I’ve been reading two books that I wish I’d read 20 years ago. In my defense, they didn’t exist 20 years ago. However, although my last 20 years have been the poorer for that absence, I do hope that they will powerfully shape my remaining years here below.
Knowing Tony’s gifts, expertise, and experience in reading, I’d been very much looking forward to his book. But partly due to the kind of undisciplined reading habits that Tony addresses in his book, it’s taken me a few months to get round to it!
C J Mahaney’s foreword stunned me straight away. I couldn’t believe how like my story was to his (minus the drugs, but not a lot else). Like him, I hated reading as a child and teenager; in fact I hated school. All I was interested in was soccer and planning to make my first million (preferably while playing soccer).
I managed to scrape through school without reading one full book – all I remember are a few weird chapters of Orwell’s 1984. I had no interest in College or University, and only applied for dentistry (don’t laugh) because my father was a dentist and the school said that I had to apply for something. Thankfully, I didn’t get the necessary grades, left school one year early and, aged 17, started work with a financial services company en route to my first million (thankfully I failed at that too).
Bookshops were still a foreign world to me, and the only thing I read regularly were the sports and financial pages of The Times. Oh, yes, and anything about Margaret Thatcher!
A new mind
When I was converted to Christ in my early twenties, everything changed (apart from Margaret). The Lord gave me a new heart AND a new mind. I immediately had an insatiable thirst for knowledge. Although I’d been brought up in the church, I doubt I’d ever really listened to more than a handful of sermons. My parents had always instructed me in the Bible, but as a new Christian I felt I knew next to nothing.
After having to leave my job for reasons of conscience, in God’s good providence, I started working with a Christian friend in his fledgling small business. With few customers initially and lots of time on our hands, he started introducing me to Banner of Truth books.
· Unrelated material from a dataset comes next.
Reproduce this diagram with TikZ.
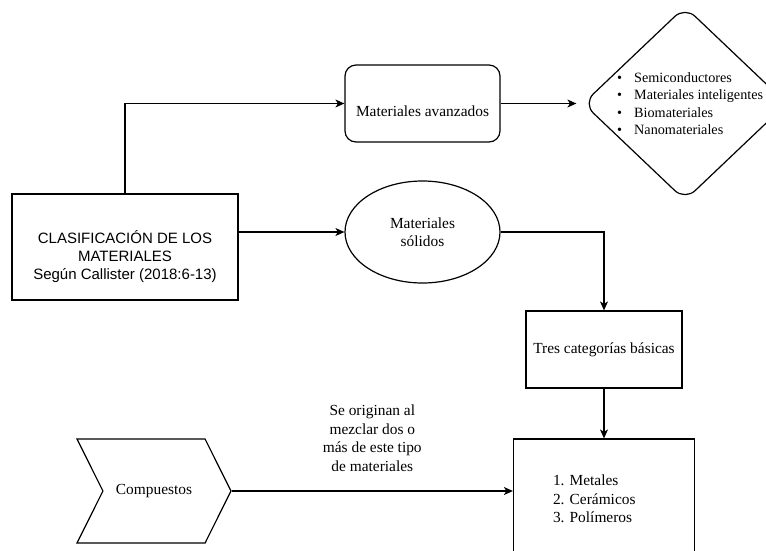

But, although I was eager to learn, reading books did not come easy. I’d never done it before and I didn’t have anyone to teach me how.
I started lots of books, but finished few. The ones I did get through took me forever, and I could hardly remember the beginning by the time I got to the end. Concentration was also a problem, mainly because I was often trying to read in the wrong places or at the wrong times of day (as I now understand from Tony’s book). Often I set apart a whole Saturday for reading a book, and usually lasted an hour or two at most; whereas, if I’d read Tony’s book, I would have learned how much can be accomplished by reading just one hour every day in three 20-minute blocks (70 books a year according to Tony).
From time to time I did try to preserve the fruits of what I was reading, but with no regular method, such as Tony helpfully explains, most of it fell through my fingers like sand.
I also limited myself to Christian books because I felt that all other books were “worldly.” Later, I gradually allowed myself to read more widely, especially in the areas of biography and leadership – political, military, business, and sports leadership. Again, Tony’s book would have given me the confidence and method to do this more widely, more wisely, more confidently, and more systematically.
When I was called to the ministry and started the long six-year trek through University and Seminary (having not even a Bachelor’s degree to my name), I had so much catch-up to do. I often sat at the Seminary lunch table hearing about the libraries of books everyone else had read and hardly recognized any of them. If Lit! had been written then, I could have smugly said, “Actually Tony Reinke (and John Piper) say it’s better to read a few books well and thoughtfully, rather than chalk them off like fighter pilots.”
Eventually pastoral ministry came along, and although from time to time I did manage to get a reading plan together and stick to it for a while, it was usually a bit ad hoc and almost always too ambitious and unsustainable. One of my problems was that I treated every book alike and felt that I needed to read every word in every book. Tony would have relieved me of such false guilt and helped me to understand the different strategies needed to read different books.
When children arrived, homeschooling certainly provided a much more reading-friendly environment than my public school did. I was stunned at the amount of reading my boys were doing (and they certainly aren’t the
swotty bookworm type). By the age of seven or eight, they had read way more books than I had by the age of 20! I tried to keep them supplied with books, but I wasn’t really strategic or intentional about it. Lit! had me wishing I could re-do this aspect of my parenting. But hopefully it will help lots of other young parents for many years to come.
You’d think given my current calling that I’d now have lots of time and opportunity to carve out personal reading time; but most of my reading is still focussed on the next course, lecture, conference or sermon. I still struggle to prioritize my reading, to balance my reading, and to archive the best bits of my reading. Tony’s given me lots of new ideas and motivation on this front and I’ve already benefitted (and so has Amazon) from implementing some of them.
So, thank you for this book, Tony. I highly, highly, highly recommend it to enthusiastic readers, reluctant readers, wannabe readers, and reading coaches (parents, teachers, pastors, etc). I’ve already got my teenage sons reading it (on their Kindles – sorry Tony!), and I’m planning to write some study questions to make sure they really get it. I’m so anxious to make sure that in 20 years time they don’t look back and say, as I do today, “I wish I’d read Tony Reinke’s book then.”